Ignas Juodžbalis, Cosimo Marconcini, Francesco D'Eugenio, Roberto Maiolino, Alessandro Marconi, Hannah Übler, Jan Scholtz, Xihan Ji, Santiago Arribas, Jake S. Bennett, Volker Bromm, Andrew J. Bunker, Stefano Carniani, Stéphane Charlot, Giovanni Cresci, Pratika Dayal, Eiichi Egami, Andrew Fabian, Kohei Inayoshi, Yuki Isobe, Lucy Ivey, Gareth C. Jones, Sophie Koudmani, Nicolas Laporte, Boyuan Liu, Jianwei Lyu, Giovanni Mazzolari, Stephanie Monty, Eleonora Parlanti, Pablo G. Pérez-González, Michele Perna, Brant Robertson, Raffaella Schneider, Debora Sijacki, Sandro Tacchella, Alessandro Trinca, Rosa Valiante, Marta Volonteri, Joris Witstok, Saiyang Zhang

公開日: 2025/8/29

Abstract

Recent discoveries of faint active galactic nuclei (AGN) at the redshift frontier have revealed a plethora of broad \Halpha emitters with optically red continua, named Little Red Dots (LRDs), which comprise 15-30\% of the high redshift broad line AGN population.

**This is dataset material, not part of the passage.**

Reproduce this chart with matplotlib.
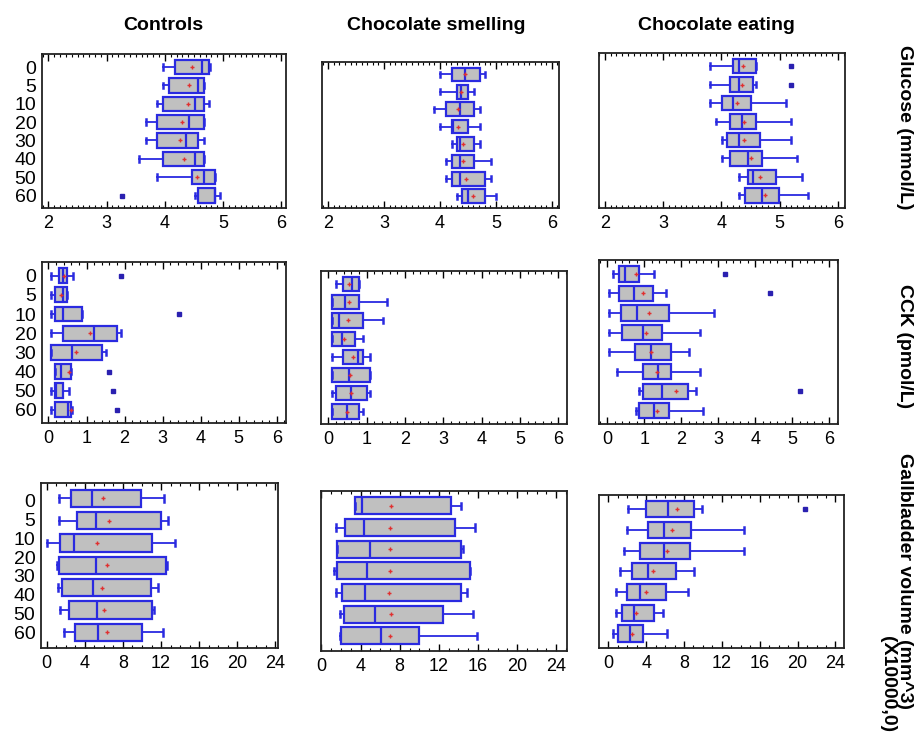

Due to their peculiar spectral properties and X-ray weakness, modeling LRDs with standard AGN templates has proven challenging. In particular, the validity of single-epoch virial mass estimates in determining the black hole (BH) masses of LRDs has been called into question, with some models claiming that masses might be overestimated by up to 2 orders of magnitude, and other models claiming that LRDs may be entirely stellar in nature. We report the direct, dynamical BH mass measurement in a strongly lensed LRD at $z = 7.04$. The combination of lensing with deep spectroscopic data reveals a rotation curve that is inconsistent with a nuclear star cluster, yet can be well explained by Keplerian rotation around a point mass of 50 million Solar masses, consistent with virial BH mass estimates from the Balmer lines. The Keplerian rotation leaves little room for any stellar component in a host galaxy, as we conservatively infer $M_{\rm BH}/M_{*}>2$. Such a ''naked'' black hole, together with its near-pristine environment, indicates that this LRD is a massive black hole seed caught in its earliest accretion phase.